Practical Lens 19: sitemap.xml is a priority hint, not a formality
AI crawlers use sitemap.xml to discover what you consider important and crawl-worthy. If key reference pages are missing (or stale), discovery becomes uneven.
What this lens means
AI crawlers use sitemap.xml as a discovery and prioritization signal. If your reference pages are missing or outdated there, crawlers may never treat them as core evidence—even if they exist.
Why this happens
- AI crawlers use sitemap.xml to find URLs beyond what they encounter through navigation.
- Sitemap coverage influences what gets discovered early and revisited consistently.
- If reference pages are missing or stale in sitemap.xml, discovery becomes uneven across systems.
What this usually indicates
- Missing reference pages: About/Services/Contact pages are not listed in sitemap.xml.
- Stale entries: removed or redirected URLs remain listed, while new pages are missing.
- Uneven coverage: blog/news URLs dominate sitemap.xml compared to core identity pages.
- Variant leakage: sitemap.xml lists non-canonical or redirecting URL variants.
What to verify (evidence-only)
- Does sitemap.xml include your core reference pages (homepage, about, services, contact)?
- Are listed URLs canonical (non-redirecting) and consistent with internal linking?
- Are outdated URLs removed or updated after restructures/renames?
- Do language variants list the equivalent reference pages consistently?
- Does sitemap.xml stay reachable and stable (200 OK, no intermittent failures)?
Frequently Asked Questions
Why does sitemap.xml matter for AI crawlers?
It is a structured discovery list. AI crawlers use it to find and prioritize URLs you consider important, especially reference pages. If your core pages are missing from sitemap.xml, crawlers may never treat them as primary evidence—even if the pages exist and are internally linked.
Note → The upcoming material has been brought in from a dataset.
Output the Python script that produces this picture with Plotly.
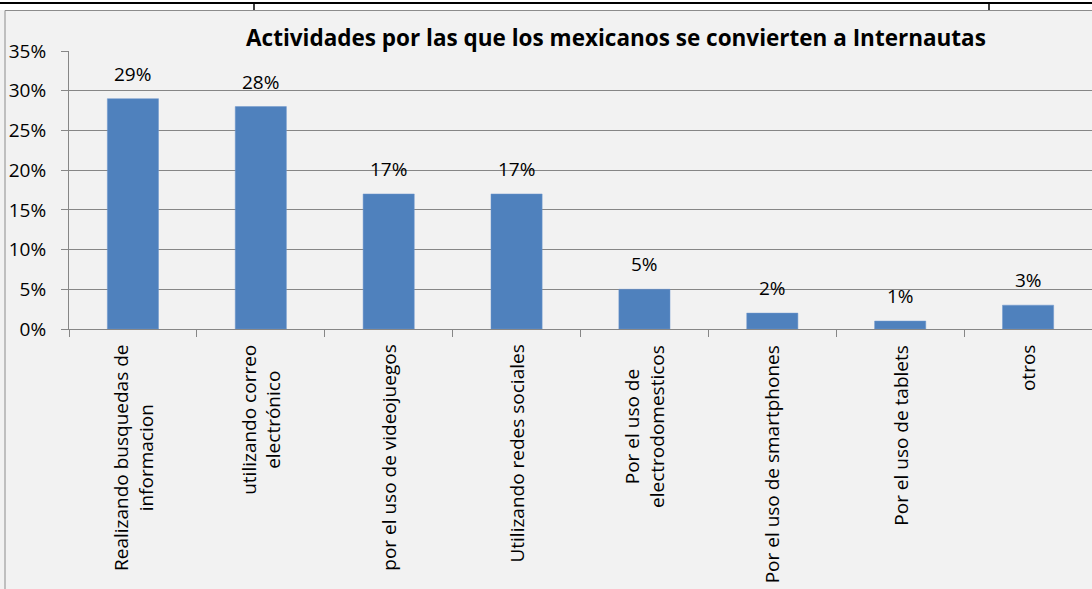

What should I include in sitemap.xml?
Your canonical reference pages first (homepage, about, services, contact), then other content. Avoid listing redirecting or duplicate URL variants. Ensure all listed URLs return 200 OK and match your canonical tags exactly.
How do I spot sitemap-related discovery issues?
If AI consistently misses certain pages, check whether they are absent from sitemap.xml or present only as non-canonical or redirecting variants. Also verify that sitemap.xml itself stays accessible (200 OK) and is updated after any URL restructures.